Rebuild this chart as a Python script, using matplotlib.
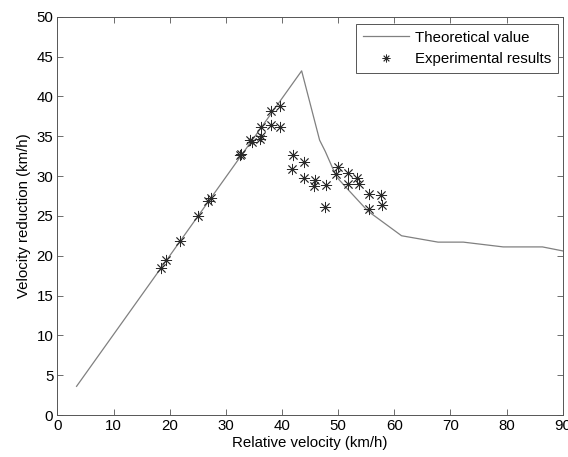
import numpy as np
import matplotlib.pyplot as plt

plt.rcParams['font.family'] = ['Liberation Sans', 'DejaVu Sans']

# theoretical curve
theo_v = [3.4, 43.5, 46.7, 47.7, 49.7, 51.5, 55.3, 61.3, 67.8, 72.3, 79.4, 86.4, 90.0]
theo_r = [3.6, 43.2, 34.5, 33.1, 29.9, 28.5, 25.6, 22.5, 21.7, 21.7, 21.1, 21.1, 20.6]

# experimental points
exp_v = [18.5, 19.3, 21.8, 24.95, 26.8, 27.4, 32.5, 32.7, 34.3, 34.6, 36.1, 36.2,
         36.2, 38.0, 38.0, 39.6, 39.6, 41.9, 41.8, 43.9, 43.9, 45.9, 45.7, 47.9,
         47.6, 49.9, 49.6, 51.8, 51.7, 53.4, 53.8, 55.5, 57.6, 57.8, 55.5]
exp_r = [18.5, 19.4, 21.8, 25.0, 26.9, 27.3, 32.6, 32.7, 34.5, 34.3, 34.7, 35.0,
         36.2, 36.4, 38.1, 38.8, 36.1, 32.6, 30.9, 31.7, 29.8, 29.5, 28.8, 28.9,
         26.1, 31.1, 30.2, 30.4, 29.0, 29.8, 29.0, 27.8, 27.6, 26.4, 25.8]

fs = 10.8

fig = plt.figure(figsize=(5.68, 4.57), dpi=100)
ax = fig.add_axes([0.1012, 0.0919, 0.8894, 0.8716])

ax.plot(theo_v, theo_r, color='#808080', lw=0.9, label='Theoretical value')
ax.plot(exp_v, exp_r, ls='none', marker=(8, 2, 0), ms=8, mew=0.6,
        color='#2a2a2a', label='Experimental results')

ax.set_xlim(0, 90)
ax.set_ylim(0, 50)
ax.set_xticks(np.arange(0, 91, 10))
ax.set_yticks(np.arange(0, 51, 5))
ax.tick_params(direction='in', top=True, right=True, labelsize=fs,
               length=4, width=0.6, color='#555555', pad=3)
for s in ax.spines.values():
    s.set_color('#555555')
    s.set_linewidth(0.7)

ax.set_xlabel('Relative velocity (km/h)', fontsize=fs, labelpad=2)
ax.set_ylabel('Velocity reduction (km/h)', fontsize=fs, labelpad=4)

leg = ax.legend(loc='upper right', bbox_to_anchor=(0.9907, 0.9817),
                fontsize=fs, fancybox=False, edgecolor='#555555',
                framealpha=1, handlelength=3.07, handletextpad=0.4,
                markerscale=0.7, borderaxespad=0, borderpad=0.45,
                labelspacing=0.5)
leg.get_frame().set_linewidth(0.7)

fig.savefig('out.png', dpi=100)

════════════════════

### WORK TO BE COMPLETED
Write out the whole listing exactly, and drop the pictures.

### WRITTEN RESPONSE
Rebuild this chart as a Python script, using matplotlib.
import numpy as np
import matplotlib.pyplot as plt

plt.rcParams['font.family'] = ['Liberation Sans', 'DejaVu Sans']

# theoretical curve
theo_v = [3.4, 43.5, 46.7, 47.7, 49.7, 51.5, 55.3, 61.3, 67.8, 72.3, 79.4, 86.4, 90.0]
theo_r = [3.6, 43.2, 34.5, 33.1, 29.9, 28.5, 25.6, 22.5, 21.7, 21.7, 21.1, 21.1, 20.6]

# experimental points
exp_v = [18.5, 19.3, 21.8, 24.95, 26.8, 27.4, 32.5, 32.7, 34.3, 34.6, 36.1, 36.2,
         36.2, 38.0, 38.0, 39.6, 39.6, 41.9, 41.8, 43.9, 43.9, 45.9, 45.7, 47.9,
         47.6, 49.9, 49.6, 51.8, 51.7, 53.4, 53.8, 55.5, 57.6, 57.8, 55.5]
exp_r = [18.5, 19.4, 21.8, 25.0, 26.9, 27.3, 32.6, 32.7, 34.5, 34.3, 34.7, 35.0,
         36.2, 36.4, 38.1, 38.8, 36.1, 32.6, 30.9, 31.7, 29.8, 29.5, 28.8, 28.9,
         26.1, 31.1, 30.2, 30.4, 29.0, 29.8, 29.0, 27.8, 27.6, 26.4, 25.8]

fs = 10.8

fig = plt.figure(figsize=(5.68, 4.57), dpi=100)
ax = fig.add_axes([0.1012, 0.0919, 0.8894, 0.8716])

ax.plot(theo_v, theo_r, color='#808080', lw=0.9, label='Theoretical value')
ax.plot(exp_v, exp_r, ls='none', marker=(8, 2, 0), ms=8, mew=0.6,
        color='#2a2a2a', label='Experimental results')

ax.set_xlim(0, 90)
ax.set_ylim(0, 50)
ax.set_xticks(np.arange(0, 91, 10))
ax.set_yticks(np.arange(0, 51, 5))
ax.tick_params(direction='in', top=True, right=True, labelsize=fs,
               length=4, width=0.6, color='#555555', pad=3)
for s in ax.spines.values():
    s.set_color('#555555')
    s.set_linewidth(0.7)

ax.set_xlabel('Relative velocity (km/h)', fontsize=fs, labelpad=2)
ax.set_ylabel('Velocity reduction (km/h)', fontsize=fs, labelpad=4)

leg = ax.legend(loc='upper right', bbox_to_anchor=(0.9907, 0.9817),
                fontsize=fs, fancybox=False, edgecolor='#555555',
                framealpha=1, handlelength=3.07, handletextpad=0.4,
                markerscale=0.7, borderaxespad=0, borderpad=0.45,
                labelspacing=0.5)
leg.get_frame().set_linewidth(0.7)

fig.savefig('out.png', dpi=100)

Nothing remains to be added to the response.